Com uma carreira absolutamente consolidada como
grande astro japonês de sua época –graças às colaborações com o mestre Akira
Kurosawa –Toshiro Mifune logo tratou de dar, ele próprio, as cartas fundando
sua própria produtora –batizada apropriadamente de Mifune Productions –e determinando
pessoalmente o tipo de filme que viria a estrelar.
A julgar por “Leão Vermelho”, o faro apurado de
Toshiro Mifune enquanto produtor aponta para um profissional austero,
consciente do equilíbrio entre a qualidade e o apelo popular que pavimentaria o
caminho para sua realização de filmes.
No Japão antigo, após três séculos de
supremacia da Dinastia Edo, o Xogunato começa a chegar ao fim na forma de
manifestações cada vez mais fortes por todas as províncias.
Designados não para a batalha, mas para levar
uma espécie de propaganda ideológica através das aldeias, tropas imperiais
espalham seus temidos e respeitados agentes, normalmente reconhecidos pelas
ostensivas jubas artificiais de cor branca ou vermelha.
O oportunista Gonzo (ele próprio, Mifune)
enxerga ali uma chance de se fazer mais importante do que é: Quando sua tropa –na
qual é um mero soldado –aproxima-se da aldeia de onde fugiu a dez anos, ele
convence seu oficial de que pode sozinho levar a mensagem anti-xogunato aos
aldeões, desde que possa usar a juba vermelha de oficial.
E assim está estabelecida a farsa que norteia o
filme –e que, durante um bom tempo fará lembrar as circunstâncias típicas de
alguns faroestes mais revisionistas que surgiram naquele período dos anos 1960;
nos quais o protagonista desleal e malandro tenta se dar bem, burlando os
códigos de conduta de uma terra sem lei.
Falastrão (ainda que gago!) e persuasivo, Gonzo
chega assim à aldeia donde foi enxotado e logo impõe-se mesmo entre os mais poderosos,
com um discurso populista sobre impostos reduzidos ao mínimo necessários,
dívidas de empréstimos perdoadas e um governo conduzido pelos próprios
camponeses –um argumento extremamente sedutor às massas!

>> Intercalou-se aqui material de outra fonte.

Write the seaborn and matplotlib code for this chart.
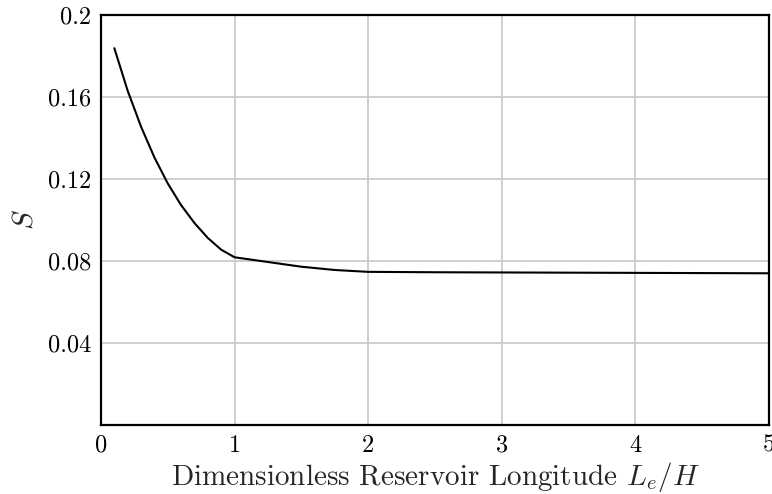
import matplotlib
matplotlib.use("Agg")
import matplotlib.pyplot as plt
import seaborn as sns
import pandas as pd

# Dimensionless reservoir longitude and the corresponding S values
longitude = [0.1, 0.2, 0.3, 0.4, 0.5, 0.6, 0.7, 0.8, 0.9, 1.0,
             1.25, 1.5, 1.75, 2.0, 2.5, 3.0, 3.5, 4.0, 4.5, 5.0]
s_values = [0.1838, 0.1630, 0.1455, 0.1305, 0.1178, 0.1072, 0.0985, 0.0912, 0.0855, 0.0818,
            0.0795, 0.0772, 0.0756, 0.0747, 0.0745, 0.0744, 0.0743, 0.0742, 0.0741, 0.0740]

x_ticks = [0, 1, 2, 3, 4, 5]
x_tick_labels = ["0", "1", "2", "3", "4", "5"]
y_ticks = [0.04, 0.08, 0.12, 0.16, 0.2]
y_tick_labels = ["0.04", "0.08", "0.12", "0.16", "0.2"]

sns.set_style("whitegrid")
plt.rcParams["font.family"] = ["serif"]
plt.rcParams["font.serif"] = ["cmr10", "DejaVu Serif"]
plt.rcParams["mathtext.fontset"] = "cm"
plt.rcParams["axes.formatter.use_mathtext"] = True

df = pd.DataFrame({"L": longitude, "S": s_values})

fig = plt.figure(figsize=(7.72, 4.94), dpi=100)
ax = fig.add_axes([0.1308, 0.1397, 0.8653, 0.8300])

sns.lineplot(data=df, x="L", y="S", ax=ax, color="black", linewidth=1.5,
             estimator=None, sort=True)

ax.set_xlim(0, 5)
ax.set_ylim(0, 0.2)
ax.set_xticks(x_ticks)
ax.set_xticklabels(x_tick_labels)
ax.set_yticks(y_ticks)
ax.set_yticklabels(y_tick_labels)
ax.tick_params(axis="both", length=0, labelsize=17.5, colors="black")
ax.tick_params(axis="x", pad=7)
ax.tick_params(axis="y", pad=7)

ax.grid(True, color="#cccccc", linewidth=1.3)
for spine in ax.spines.values():
    spine.set_visible(True)
    spine.set_color("black")
    spine.set_linewidth(1.6)

ax.set_xlabel(r"Dimensionless Reservoir Longitude $L_e/H$", fontsize=21, labelpad=2)
ax.set_ylabel(r"$S$", fontsize=21, labelpad=7)

fig.savefig("out.png", dpi=100, facecolor="white")
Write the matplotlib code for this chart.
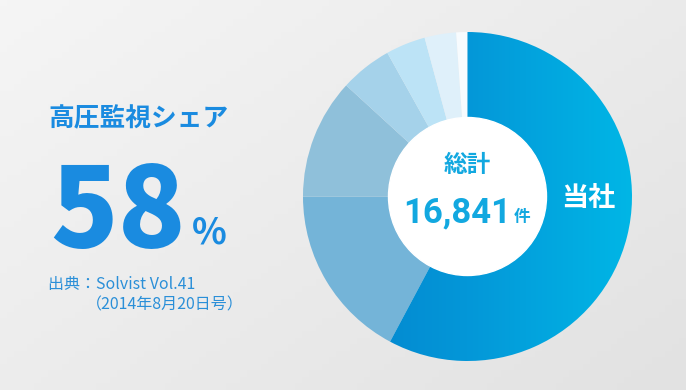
import numpy as np
import matplotlib
matplotlib.use("Agg")
import matplotlib.pyplot as plt
from matplotlib.colors import LinearSegmentedColormap

# ── Data ─────────────────────────────────────────────────────────────
SHARES = [57.8, 17.2, 11.8, 5.1, 3.9, 3.1, 1.1]      # %, clockwise from 12 o'clock
COLORS = ['#0a98d8', '#74b4d8', '#8fc0da', '#a5d2ea',
          '#bce3f6', '#dff0fa', '#f7fbfe']
OWN_LABEL = '当社'
OWN_SHARE = 58
TOTAL = 16841
TITLE = '高圧監視シェア'
SOURCE = ['出典：Solvist Vol.41', '（2014年8月20日号）']

W, H = 686, 390
CJK = ['Noto Sans CJK JP', 'DejaVu Sans']
BLUE = '#1a8be0'
CYAN = '#12a8e0'

fig = plt.figure(figsize=(W / 100, H / 100), dpi=100)

# ── Background (pixel coordinates) ──────────────────────────────────
bg = fig.add_axes([0, 0, 1, 1])
bg.set_xlim(0, W); bg.set_ylim(H, 0); bg.axis('off')
yy, xx = np.mgrid[0:1:60j, 0:1:100j]
grad = 0.55 * xx + 0.45 * yy
bg_cmap = LinearSegmentedColormap.from_list('bg', ['#f5f5f5', '#e2e2e2'])
bg.imshow(grad, cmap=bg_cmap, extent=(0, W, H, 0), aspect='auto', zorder=0)

# ── Donut ───────────────────────────────────────────────────────────
cx, cy, r = 467.5, 196.5, 164.5
pax = fig.add_axes([(cx - r) / W, (H - cy - r) / H, 2 * r / W, 2 * r / H])
wedges, _ = pax.pie(SHARES, colors=COLORS, startangle=90, counterclock=False,
                    wedgeprops=dict(linewidth=0))
pax.set_xlim(-1, 1); pax.set_ylim(-1, 1); pax.set_aspect('equal')
pax.axis('off')

# horizontal gradient on own-company slice
own = wedges[0]
own.set_facecolor('none')
own_cmap = LinearSegmentedColormap.from_list('own', ['#0280cb', '#0497d8', '#00b6e6'])
gimg = pax.imshow(np.linspace(0, 1, 256)[None, :], cmap=own_cmap,
                  extent=(-1, 1, -1, 1), aspect='auto', zorder=1)
gimg.set_clip_path(own)

pax.add_patch(plt.Circle((0, 0), 79 / r, color='white', zorder=3))

# ── Texts ───────────────────────────────────────────────────────────
tx = fig.add_axes([0, 0, 1, 1], facecolor='none')
tx.set_xlim(0, W); tx.set_ylim(H, 0); tx.axis('off')

tx.text(48, 119, TITLE, family=CJK, weight='bold', fontsize=18.5,
        color=BLUE, ha='left', va='center')
tx.text(50, 247, f'{OWN_SHARE}', family=CJK, weight='heavy', fontsize=80,
        color=BLUE, ha='left', va='baseline')
tx.text(192, 243, '%', family=CJK, weight='bold', fontsize=26,
        color=BLUE, ha='left', va='baseline')
tx.text(48, 285, SOURCE[0], family=CJK, fontsize=11.5,
        color='#2a8fd8', ha='left', va='center')
tx.text(86, 304.5, SOURCE[1], family=CJK, fontsize=11.5,
        color='#2a8fd8', ha='left', va='center')

tx.text(467.5, 165, '総計', family=CJK, weight='bold', fontsize=17,
        color=CYAN, ha='center', va='center')
tx.text(511, 222, f'{TOTAL:,}', family=['Roboto', 'DejaVu Sans'],
        weight='bold', fontsize=25, color=CYAN, ha='right', va='baseline')
tx.text(514, 222, '件', family=CJK, weight='bold', fontsize=12,
        color=CYAN, ha='left', va='baseline')
tx.text(588, 198.5, OWN_LABEL, family=CJK, weight='bold', fontsize=19.5,
        color='white', ha='center', va='center')

fig.savefig('out.png', dpi=100)
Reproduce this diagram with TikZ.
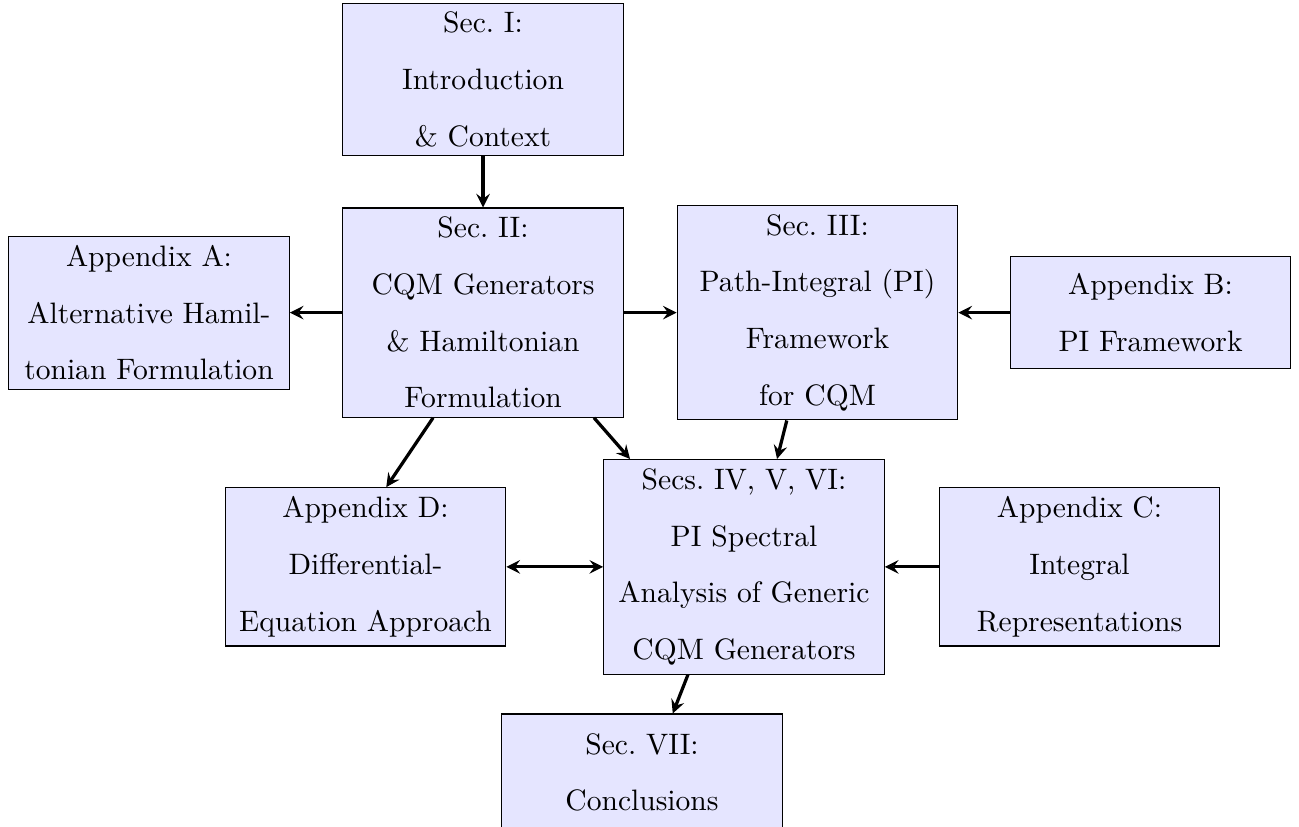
\documentclass[tikz,border=0pt]{standalone}
\usetikzlibrary{arrows}
\begin{document}
\begin{tikzpicture}[sec/.style={draw,fill=blue!10,text width=3.42cm,
        align=center,minimum height=1.45cm,
        font=\fontsize{10.95}{21}\selectfont},
      arr/.style={-stealth,very thick}]

    \useasboundingbox (0,0) rectangle (16.913,-10.755);

    \node[sec] (s1) at (6.289,-1.035) {Sec.~I:\\Introduction\\\& Context};
    \node[sec] (s2) at (6.289,-4.07) {Sec.~II:\\CQM Generators\\\&
      Hamiltonian\\Formulation};
    \node[sec] (appA) at (1.94,-4.07) {Appendix A:\\Alternative
      Hamil-\\tonian Formulation};
    \node[sec] (s3) at (10.644,-4.07) {Sec.~III:\\Path-Integral
      (PI)\\Framework\\for CQM};
    \node[sec] (appB) at (14.98,-4.07) {Appendix B:\\PI Framework};
    \node[sec] (s4) at (9.687,-7.38) {Secs.~IV, V, VI:\\PI
      Spectral\\Analysis of Generic\\CQM Generators};
    \node[sec] (appD) at (4.759,-7.38) {Appendix
      D:\\Differential-\\Equation Approach};
    \node[sec] (appC) at (14.055,-7.38) {Appendix
      C:\\Integral\\Representations};
    \node[sec,minimum height=1.52cm] (s7) at (8.359,-10.056)
    {Sec.~VII:\\Conclusions};

    \draw[arr] (s1) -- (s2);
    \draw[arr] (s2) -- (appA);
    \draw[arr] (s2) -- (s3);
    \draw[arr] (appB) -- (s3);
    \draw[arr] ([xshift=-0.65cm]s2.south) -- ([xshift=0.27cm]appD.north);
    \draw[arr] ([xshift=-0.39cm]s2.south east) --
    ([xshift=0.35cm]s4.north west);
    \draw[arr] ([xshift=-0.4cm]s3.south) -- ([xshift=0.43cm]s4.north);
    \draw[arr,stealth-stealth] (appD) -- (s4);
    \draw[arr] (appC) -- (s4);
    \draw[arr] ([xshift=-0.73cm]s4.south) -- ([xshift=0.4cm]s7.north);

  \end{tikzpicture}
\end{document}
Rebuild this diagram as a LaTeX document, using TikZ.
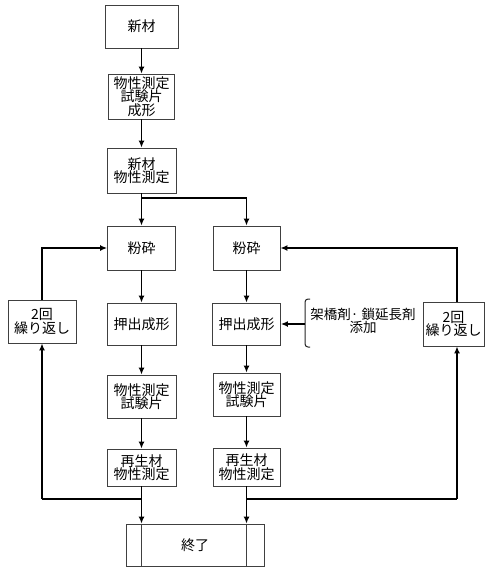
\documentclass[tikz,border=0pt]{standalone}
\usepackage{fontspec}
\newfontfamily\jp{Noto Sans CJK JP}
\usetikzlibrary{arrows.meta}
\begin{document}
\begin{tikzpicture}[x=1pt,y=-1pt,
  box/.style={draw=black!75, line width=0.8pt, fill=white, inner sep=0pt,
    align=center, font=\jp\fontsize{14}{13.5}\selectfont},
  flow/.style={line width=1.4pt, -{Latex[length=7pt,width=6pt]}},
  plain/.style={line width=1.4pt},
  lbl/.style={align=center, inner sep=0pt, font=\jp\fontsize{13.5}{13.5}\selectfont}]
\useasboundingbox (0,0) rectangle (487,567);
\fill[white] (0,0) rectangle (487,567);
% left column
\node[box, minimum width=73pt, minimum height=43pt] (shin) at (141.5,26.5) {新材};
\node[box, minimum width=66pt, minimum height=45pt] (sei) at (141.5,96.5) {物性測定\\試験片\\成形};
\node[box, minimum width=69pt, minimum height=45pt] (shinb) at (141.5,170.5) {新材\\物性測定};
\node[box, minimum width=68pt, minimum height=44pt] (funL) at (141.5,248) {粉砕};
\node[box, minimum width=69pt, minimum height=42pt] (oshiL) at (141.5,324) {押出成形};
\node[box, minimum width=69pt, minimum height=43pt] (butL) at (141.5,396.5) {物性測定\\試験片};
\node[box, minimum width=69pt, minimum height=37pt] (saiL) at (141.5,467.5) {再生材\\物性測定};
% right column
\node[box, minimum width=67pt, minimum height=44pt] (funR) at (246.5,248) {粉砕};
\node[box, minimum width=68pt, minimum height=42pt] (oshiR) at (246.5,324) {押出成形};
\node[box, minimum width=67pt, minimum height=43pt] (butR) at (246.5,394.5) {物性測定\\試験片};
\node[box, minimum width=67pt, minimum height=38pt] (saiR) at (246.5,467) {再生材\\物性測定};
% repeat boxes
\node[box, minimum width=68pt, minimum height=43pt] (repL) at (42,321.5) {2回\\繰り返し};
\node[box, minimum width=61pt, minimum height=44pt] (repR) at (453.5,324) {2回\\繰り返し};
% end box
\node[box, minimum width=138pt, minimum height=42pt] (end) at (195,545) {終了};
\draw[black!75, line width=0.8pt] (end.north -| funL) -- (end.south -| funL);
\draw[black!75, line width=0.8pt] (end.north -| funR) -- (end.south -| funR);
% additive label
\node[lbl] (add) at (363,321) {架橋剤· 鎖延長剤\\添加};
\coordinate (brk) at (305,324);
\draw[black!85, line width=1pt, rounded corners=3pt] (310,299) -- (305,299) -- (305,347) -- (310,347);
% coordinates
\coordinate (split) at (141.5,198);
\coordinate (mL) at (141.5,499);
\coordinate (mR) at (246.5,499);
\coordinate (loopL) at (42,499);
\coordinate (loopR) at (457,499);
% flows
\draw[flow] (shin) -- (sei);
\draw[flow] (sei) -- (shinb);
\draw[flow] (shinb) -- (funL);
\draw[flow] (split) -| (funR.north);
\draw[flow] (funL) -- (oshiL);
\draw[flow] (oshiL) -- (butL);
\draw[flow] (butL) -- (saiL);
\draw[flow] (saiL) -- (end.north -| saiL);
\draw[flow] (funR) -- (oshiR);
\draw[flow] (oshiR) -- (butR);
\draw[flow] (butR) -- (saiR);
\draw[flow] (saiR) -- (end.north -| saiR);
\draw[flow] (brk) -- (oshiR.east);
% loops
\draw[plain] (loopL) -- (mL);
\draw[flow] (loopL) -- (repL.south);
\draw[flow] (repL.north) |- (funL.west);
\draw[plain] (mR) -- (loopR);
\draw[flow] (loopR) -- (loopR |- repR.south);
\draw[flow] (loopR |- repR.north) |- (funR.east);
\end{tikzpicture}
\end{document}
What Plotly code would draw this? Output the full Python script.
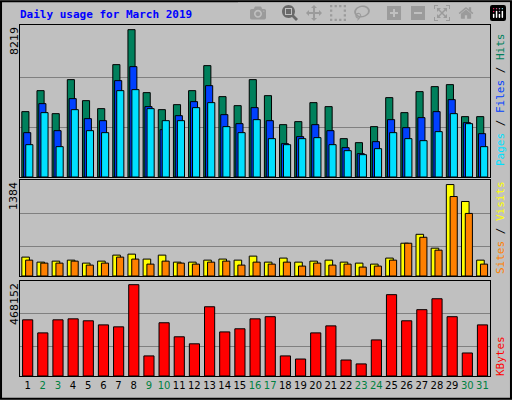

Assim, Gonzo (que passa a ser chamado de Leão
Vermelho) tira da prostituição a mulher que um dia amou, Tomi (Shima Ywashita),
e com ela reata os laços, enquanto vai galgar meteoricamente a hierarquia do
vilarejo, tornando-se seu senhor.
Aqui e ali, os poucos (e apalermados)
opositores que lhe aparecem não oferecem qualquer obstáculo à sua liderança; e
seus intérpretes certamente não equiparam nem uma fração do carisma e da
exuberância cênica de Mifune –nesse sentido, a única que chega remotamente
perto de fazê-lo é Yuko Mochizuki, no papel de sua mãe.
Todavia, a festa tem data para acabar: A
soberania que Gonzo conquistou, afinal, vem de uma mentira que, uma hora ou
outra, haverá de se desmascarar.
E isso ocorre tragicamente, numa guinada
espetacular de ritmo e de tom orquestrada no terceiro ato: As tropas imperiais,
tão prometidas pelo protagonista desde sua chegada, realmente se aproximam
perto do desfecho, contudo, sem a menor intenção de comprovar as promessas que
seduziram a população –a troca de poder, apesar das promessas vazias, manterá
os poderosos, ricos e os pobres, miseráveis.
E isso, o Leão Vermelho –recém-alçado à
categoria de ‘herói do povo’ –no seu reencontro com a ética, não poderá
permitir.
Um conto sobre os desmandos
imputáveis do poder, “Leão Vermelho” se dá ao luxo de relatar os percalços bem
elaborados de seu roteiro com a verve da comédia quando nove entre dez filmes
de predisposição normal adotariam o discurso do drama ou do melodrama.